Ou bien dans l’intérêt clos grands propriétaires fonciers et des capitalistes; et nous avons alors un État non pas démocratique révolutionnaire, mais bureaucratique réactionnaire, une république impérialiste.
Ou bien dans l’intérêt de la démocratie révolutionnaire; et alors c’est ni plus ni moins un pas vers le socialisme.
Car le socialisme n’est autre chose que l’étape immédiatement consécutive au monopole capitaliste d’État. Ou encore : le socialisme n’est autre chose que le monopole capitaliste d’État mis au service du peuple entier et qui, pour autant, a cessé d’être un monopole capitaliste.
Ici, pas de milieu. Le cours objectif du développement est tel qu’on ne saurait avancer, à partir des monopoles (dont la guerre a décuplé le nombre, le rôle et l’importance), sans marcher au socialisme.
Ou bien l’on est réellement démocrate révolutionnaire. Et alors on ne saurait craindre de s’acheminer vers le socialisme.
Ou bien l’on craint de s’acheminer vers le socialisme et l’on condamne tous les pas faits dans cette direction, sous prétexte, comme disent les Plékhanov, les Dan et les Tchernov, que notre révolution est bourgeoise, qu’on ne peut pas « introduire » le socialisme, etc. Dans ce cas, l’on en arrive fatalement à la politique de Kérensky, Millioukov et Kornilov, c’est‑à‑dire à la répression bureaucratique réactionnaire des aspirations « démocratiques révolutionnaires » des masses ouvrières et paysannes.
Il n’y a pas de milieu.
Et c’est là la contradiction fondamentale de notre révolution.
Dans l’histoire en général, et surtout en temps de guerre, il est impossible de piétiner sur place. Il faut ou avancer, ou reculer. Il est impossible d’avancer dans la Russie du XX° siècle, qui a conquis la République et la démocratie par la voie révolutionnaire, sans marcher au socialisme, sans progresser vers le socialisme (progression conditionnée et déterminée par le niveau de la technique et de la culture : il est impossible d’« introduire » en grand le machinisme dans les exploitations paysannes comme il est impossible de le supprimer dans la production du sucre).
Et craindre d’avancer équivaut à reculer.
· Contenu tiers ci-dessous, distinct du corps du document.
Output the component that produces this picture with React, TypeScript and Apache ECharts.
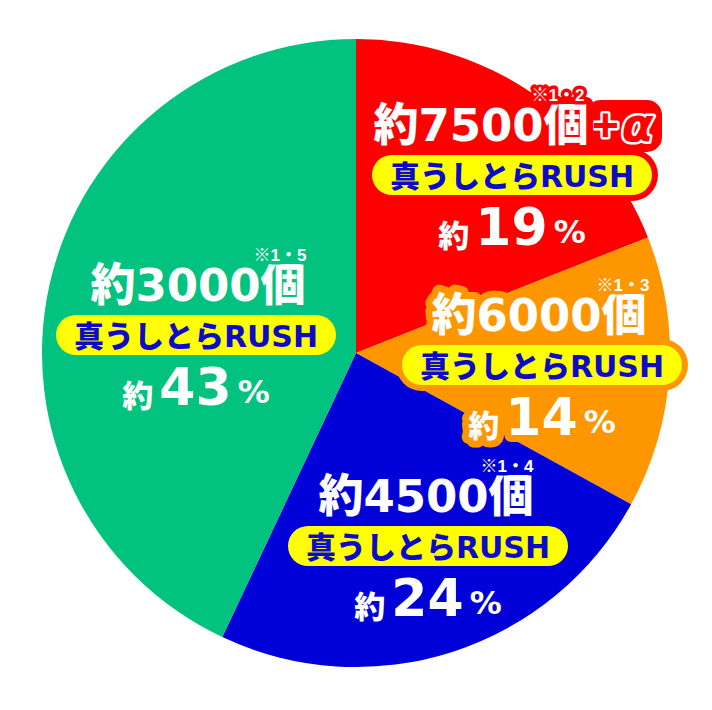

C’est ce que font messieurs les Kérensky, aux applaudissements enthousiastes des Milioukov et des Plékhanov, avec la sotte complicité des Tsérételli et des Tchernov.
La dialectique de l’histoire est précisément telle que la guerre, qui a extraordinairement accéléré la transformation du capitalisme monopoliste en capitalisme monopoliste d’État, a par là même considérablement rapproché l’humanité du socialisme.
La guerre impérialiste marque la veille de la révolution socialiste. Non seulement parce que ses horreurs engendrent l’insurrection prolétarienne ‑ aucune insurrection ne créera le socialisme s’il n’est pas mûr économiquement ‑ mais encore parce que le capitalisme monopoliste d’État est la préparation matérielle la plus complète du socialisme, l’antichambre du socialisme, l’étape de l’histoire qu’aucune autre étape intermédiaire ne sépare du socialisme.
Nos socialistes‑révolutionnaires et nos mencheviks envisagent le problème du socialisme en doctrinaires, du point de vue d’une doctrine qu’ils ont apprise par cœur et mal comprise. Ils présentent le socialisme comme un avenir lointain, inconnu, obscur.
Or, aujourd’hui, le socialisme est au bout de toutes les avenues du capitalisme contemporain, le socialisme apparaît directement et pratiquement dans chaque disposition importante constituant un pas en avant sur la base de ce capitalisme moderne. »
Eugen Varga va reprendre ce concept, mais en le modifiant. Là où Lénine oppose le capitalisme monopoliste d’État de l’État réactionnaire au capitalisme monopoliste d’État de l’État démocratique-révolutionnaire, Eugen Varga va opposer le capitalisme monopoliste d’État réactionnaire au capitalisme monopoliste d’État révolutionnaire, l’État n’étant que le lieu de cet affrontement.